Soldier Record
Lawson Marshall
Contributed by: Julie Hogg, on 2008-11-07

| Rank | |
|---|---|
| First Name | Lawson |
| Surname | Marshall |
| Year of Birth | 1897 |
| Year of Death | 1916 |
| Regiment | Royal Northumberland Fusiliers |
| Place of Wartime Residence | Newcastle-upon-Tyne, Tyne and Wear |
Lawson's Story
My maternal Grandfather told me the story of my Great Uncle Lawson when I was about 16 following a school trip to the WWI battlefields at Ypres. Lawson was born in 1897 and was 10 years older than my Grandy and my Grandy had adored him. When the war broke out in 1914 Lawson and his best friend, Richard 'Dick' Whitfield, were only 16. They were desparate to go and fight so they forged their fathers' signatures and off they went. They both joined the Royal Northumberland Fusiliers and were sent to France in the autumn of 1914. When Lawson came back on his first leave from the front, a portrait photo was taken which we now have hanging in our hall way. It shows a very young, handsome man, whom my mother resembles. However his expression is haunted as many of their faces were once they had experienced the horrors of trench warfare.

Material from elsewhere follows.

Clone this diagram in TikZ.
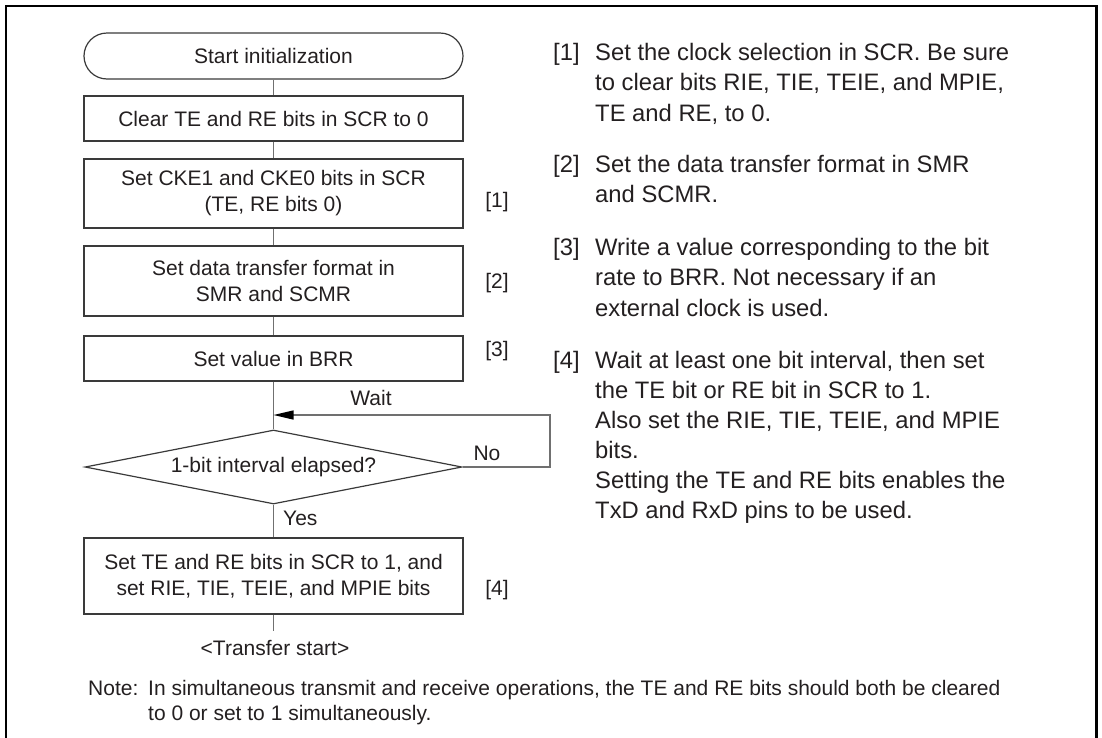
\documentclass[tikz,border=0pt]{standalone}
\usepackage{fontspec}
\setmainfont{Liberation Sans}
\usetikzlibrary{arrows.meta,shapes.geometric}
\definecolor{txtcol}{HTML}{231F20}
\definecolor{boxcol}{HTML}{3A3A3A}
\definecolor{conncol}{HTML}{707070}
\begin{document}
\begin{tikzpicture}[x=1pt,y=-1pt,
  every node/.style={text=txtcol,font=\fontsize{21}{26}\selectfont},
  termbox/.style={draw=boxcol,line width=1.2pt,rounded corners=23pt,minimum width=379pt,minimum height=46pt,inner sep=0pt},
  procbox/.style={draw=boxcol,line width=1.2pt,minimum width=379pt,inner sep=0pt,align=center},
  decision/.style={diamond,shape aspect=5.09,draw=boxcol,line width=1.2pt,minimum width=377pt,minimum height=74pt,inner sep=0pt},
  connector/.style={draw=conncol,line width=1.3pt},
  rline/.style={anchor=base west,inner sep=0pt,font=\fontsize{23.8}{30}\selectfont},
  nline/.style={anchor=base west,inner sep=0pt},
  tag/.style={inner sep=0pt}]
\useasboundingbox (0,0) rectangle (1102,737);
% outer frame (open at the bottom)
\draw[line width=2.3pt,line join=miter] (6,750) -- (6,6) -- (1096.5,6) -- (1096.5,750);

% flowchart nodes
\node[termbox] (start) at (273.5,56) {Start initialization};
\node[procbox,minimum height=45pt] (clear) at (273.5,118.5) {Clear TE and RE bits in SCR to 0};
\node[procbox,minimum height=69pt] (cke) at (273.5,193.5) {Set CKE1 and CKE0 bits in SCR\\(TE, RE bits 0)};
\node[procbox,minimum height=70pt] (fmt) at (273.5,281) {Set data transfer format in\\SMR and SCMR};
\node[procbox,minimum height=45pt] (brr) at (273.5,358.5) {Set value in BRR};
\node[decision] (dec) at (273.5,467) {1-bit interval elapsed?};
\node[procbox,minimum height=76pt] (set) at (273.5,576) {Set TE and RE bits in SCR to 1, and\\set RIE, TIE, TEIE, and MPIE bits};
\coordinate (join) at (273.5,415);
\coordinate (loopc) at (550,415);
\coordinate (xend) at (273.5,631);

% connectors
\draw[connector] (start) -- (clear);
\draw[connector] (clear) -- (cke);
\draw[connector] (cke) -- (fmt);
\draw[connector] (fmt) -- (brr);
\draw[connector] (brr) -- (dec);
\draw[connector] (dec) -- (set);
\draw[connector] (set) -- (xend);
\draw[connector,-{Triangle[length=20pt,width=9pt,color=black]}] (dec.east) -| (loopc) -- (join);

% labels on the flowchart
\node[tag] (wait) at (371,398) {Wait};
\node[tag] (no) at (487,453) {No};
\node[tag,anchor=west] (yes) at (283,518) {Yes};
\node[tag] (xfer) at (275,648) {<Transfer start>};
\node[tag] (s1) at (497,202) {[1]};
\node[tag] (s2) at (497,283) {[2]};
\node[tag] (s3) at (497,351) {[3]};
\node[tag] (s4) at (497,590) {[4]};

% right-hand explanations
\node[rline] (r1n) at (553,60) {[1]};
\node[rline] (r1a) at (595,60) {Set the clock selection in SCR. Be sure};
\node[rline] (r1b) at (595,90.5) {to clear bits RIE, TIE, TEIE, and MPIE,};
\node[rline] (r1c) at (595,121) {TE and RE, to 0.};
\node[rline] (r2n) at (553,172) {[2]};
\node[rline] (r2a) at (595,172) {Set the data transfer format in SMR};
\node[rline] (r2b) at (595,202.5) {and SCMR.};
\node[rline] (r3n) at (553,255) {[3]};
\node[rline] (r3a) at (595,255) {Write a value corresponding to the bit};
\node[rline] (r3b) at (595,285.5) {rate to BRR. Not necessary if an};
\node[rline] (r3c) at (595,316) {external clock is used.};
\node[rline] (r4n) at (553,368) {[4]};
\node[rline] (r4a) at (595,368) {Wait at least one bit interval, then set};
\node[rline] (r4b) at (595,398) {the TE bit or RE bit in SCR to 1.};
\node[rline] (r4c) at (595,428) {Also set the RIE, TIE, TEIE, and MPIE};
\node[rline] (r4d) at (595,458) {bits.};
\node[rline] (r4e) at (595,488) {Setting the TE and RE bits enables the};
\node[rline] (r4f) at (595,518) {TxD and RxD pins to be used.};

% note
\node[nline] (note) at (88,695) {Note:};
\node[nline] (notea) at (148,695) {In simultaneous transmit and receive operations, the TE and RE bits should both be cleared};
\node[nline] (noteb) at (148,720) {to 0 or set to 1 simultaneously.};
\end{tikzpicture}
\end{document}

They forged their fathers' signatures and off they went
My Grandy was told the full story of Lawson's death on the Somme in 1916 by Lawson's best friend, Dick. After surviving the first Somme offensive in 1915, Lawson and Dick went over the top one morning in August 1916. Lawson was hit by a shell and sustaned what were to be fatal injuries. When he went off to war, my great grandfather had given him his pocket watch which held within it a picture of himself and his wife, Lawson's parents. Although Lawson must have been in unimaginable agony, he crawled back to the trench. He died in his Dick's arms after making him promise to return the watch to his parents.
Dick returned the watch to Lawson's parents and worked for my family's shopfitting business in Newcastle for 45 years. My Grandy only told me this story once as it was so painful for him and I promised him that one day I would lay flowers on Lawson's grave at Thiepval Cemetary in the Somme area. I intend to do that next summer. I, myself, cannot tell the story without weeping for the young man that never came home and whose family grieved for him all their lives. As far as I am aware, my great grandfather never got over it and died in the mid 1920s whilst still a relatively young man.
In the late 1980s my grandparent's house was burgled and the pocket watch that Lawson had ensured was returned was stolen. Somewhere, someone has the watch and they will never know just how important it was to Lawson in his dying moments and how important it was to his family, knowing what he must have gone through to return it to them.